Finely chop the fresh and the stem ginger either by hand or in a magimix and set aside.
In a large bowl, mix the molasses, golden syrup, stem ginger syrup, sugars and oil.
In another bowl, combine the flour, ground ginger, cinnamon, cloves, salt and stir together.
Bring a small saucepan with the water to the boil. Add the bicarbonate of soda and immediately add to the molasses/sugar/oil mixture and stir together to completely incorporate all the ingredients. Add the chopped gingers.
Pour the flour mixture over the sugar mixture and stir together, careful to always stir in the same direction (this ensures a lump free batter. Thank you Claire Ptak for this life changing tip).
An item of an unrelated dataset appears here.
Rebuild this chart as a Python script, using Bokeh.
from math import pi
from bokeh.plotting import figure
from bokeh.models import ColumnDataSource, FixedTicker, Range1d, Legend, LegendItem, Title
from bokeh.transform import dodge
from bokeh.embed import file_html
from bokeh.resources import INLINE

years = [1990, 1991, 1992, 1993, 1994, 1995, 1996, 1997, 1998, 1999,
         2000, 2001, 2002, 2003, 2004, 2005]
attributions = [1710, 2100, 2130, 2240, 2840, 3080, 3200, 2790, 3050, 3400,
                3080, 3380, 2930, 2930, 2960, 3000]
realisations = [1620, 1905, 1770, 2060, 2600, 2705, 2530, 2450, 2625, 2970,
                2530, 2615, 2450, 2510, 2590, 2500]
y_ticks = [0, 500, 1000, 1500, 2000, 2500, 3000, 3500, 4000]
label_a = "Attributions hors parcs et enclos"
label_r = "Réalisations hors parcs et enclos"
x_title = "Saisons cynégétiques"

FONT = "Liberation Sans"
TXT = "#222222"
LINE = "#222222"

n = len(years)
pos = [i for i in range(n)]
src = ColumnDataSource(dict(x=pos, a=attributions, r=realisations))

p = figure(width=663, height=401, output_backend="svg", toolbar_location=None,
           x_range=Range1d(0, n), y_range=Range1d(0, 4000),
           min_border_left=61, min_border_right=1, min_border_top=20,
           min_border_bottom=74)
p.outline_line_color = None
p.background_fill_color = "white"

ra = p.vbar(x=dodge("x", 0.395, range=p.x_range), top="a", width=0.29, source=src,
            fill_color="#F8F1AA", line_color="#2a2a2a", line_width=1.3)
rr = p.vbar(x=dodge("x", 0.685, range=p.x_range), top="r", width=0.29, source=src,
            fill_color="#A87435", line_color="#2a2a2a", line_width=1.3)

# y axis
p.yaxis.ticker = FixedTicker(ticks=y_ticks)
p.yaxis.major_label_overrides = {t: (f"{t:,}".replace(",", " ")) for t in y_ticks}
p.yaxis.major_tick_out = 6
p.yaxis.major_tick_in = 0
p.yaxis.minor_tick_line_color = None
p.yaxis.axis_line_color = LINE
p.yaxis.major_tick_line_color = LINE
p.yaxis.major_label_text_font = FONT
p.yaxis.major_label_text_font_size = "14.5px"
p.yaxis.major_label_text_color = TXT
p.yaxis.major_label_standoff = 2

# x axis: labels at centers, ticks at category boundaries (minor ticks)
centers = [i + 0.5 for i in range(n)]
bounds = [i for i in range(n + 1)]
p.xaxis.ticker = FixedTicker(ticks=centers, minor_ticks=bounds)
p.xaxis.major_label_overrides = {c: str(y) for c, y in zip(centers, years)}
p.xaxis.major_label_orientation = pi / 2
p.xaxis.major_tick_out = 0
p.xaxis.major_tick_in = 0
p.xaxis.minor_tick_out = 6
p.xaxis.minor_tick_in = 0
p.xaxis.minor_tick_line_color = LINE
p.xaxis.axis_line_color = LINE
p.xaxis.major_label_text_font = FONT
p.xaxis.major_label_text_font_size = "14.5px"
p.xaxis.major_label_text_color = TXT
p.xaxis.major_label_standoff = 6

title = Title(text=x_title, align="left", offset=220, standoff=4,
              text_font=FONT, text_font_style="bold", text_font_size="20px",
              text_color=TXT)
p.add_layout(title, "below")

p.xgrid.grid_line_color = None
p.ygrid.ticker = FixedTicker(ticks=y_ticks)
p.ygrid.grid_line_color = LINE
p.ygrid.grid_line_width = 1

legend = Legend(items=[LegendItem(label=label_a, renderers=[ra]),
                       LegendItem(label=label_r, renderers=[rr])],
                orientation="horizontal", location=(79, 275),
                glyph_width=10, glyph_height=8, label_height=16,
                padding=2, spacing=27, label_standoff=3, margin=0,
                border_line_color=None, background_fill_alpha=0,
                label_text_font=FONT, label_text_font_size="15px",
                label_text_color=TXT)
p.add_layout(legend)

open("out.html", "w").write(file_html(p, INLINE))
Add the eggs and mix until fully amalgamated into the batter.
Cover the bowl with cling film and allow the mixture to sit for an hour (or up to 2 hours). A new minutes before you are ready to bake, preheat your oven to 160C.
Give the batter one last stir and pour into the prepared cake tin and bake for about an hour (check after 50 minutes but could take upto 70 minutes depending on your oven). The top should be springy to the touch and a cake tester should come out clean. Allow to cool in the pan.
When ready, run a knife around the edge of the pan to release it. Gently invert the cake onto a plate or rack to remove the parchment from underneath and then re-invert onto a serving plate.
This cake keeps beautifully for at least 5 days, un -iced, wrapped in cling film, and actually tasted much better as the days go on, getting sticker, darker and producing a more complex flavour and crumb.
If you want to ice the cake (this is simply for vanity as it is equally as satisfyingly moreish without), stir together the icing sugar and citrus juice of choice and mix until it is smooth enough to spread on the cake. Allow to drip down the sides (this is not an exercise in perfection) and enjoy.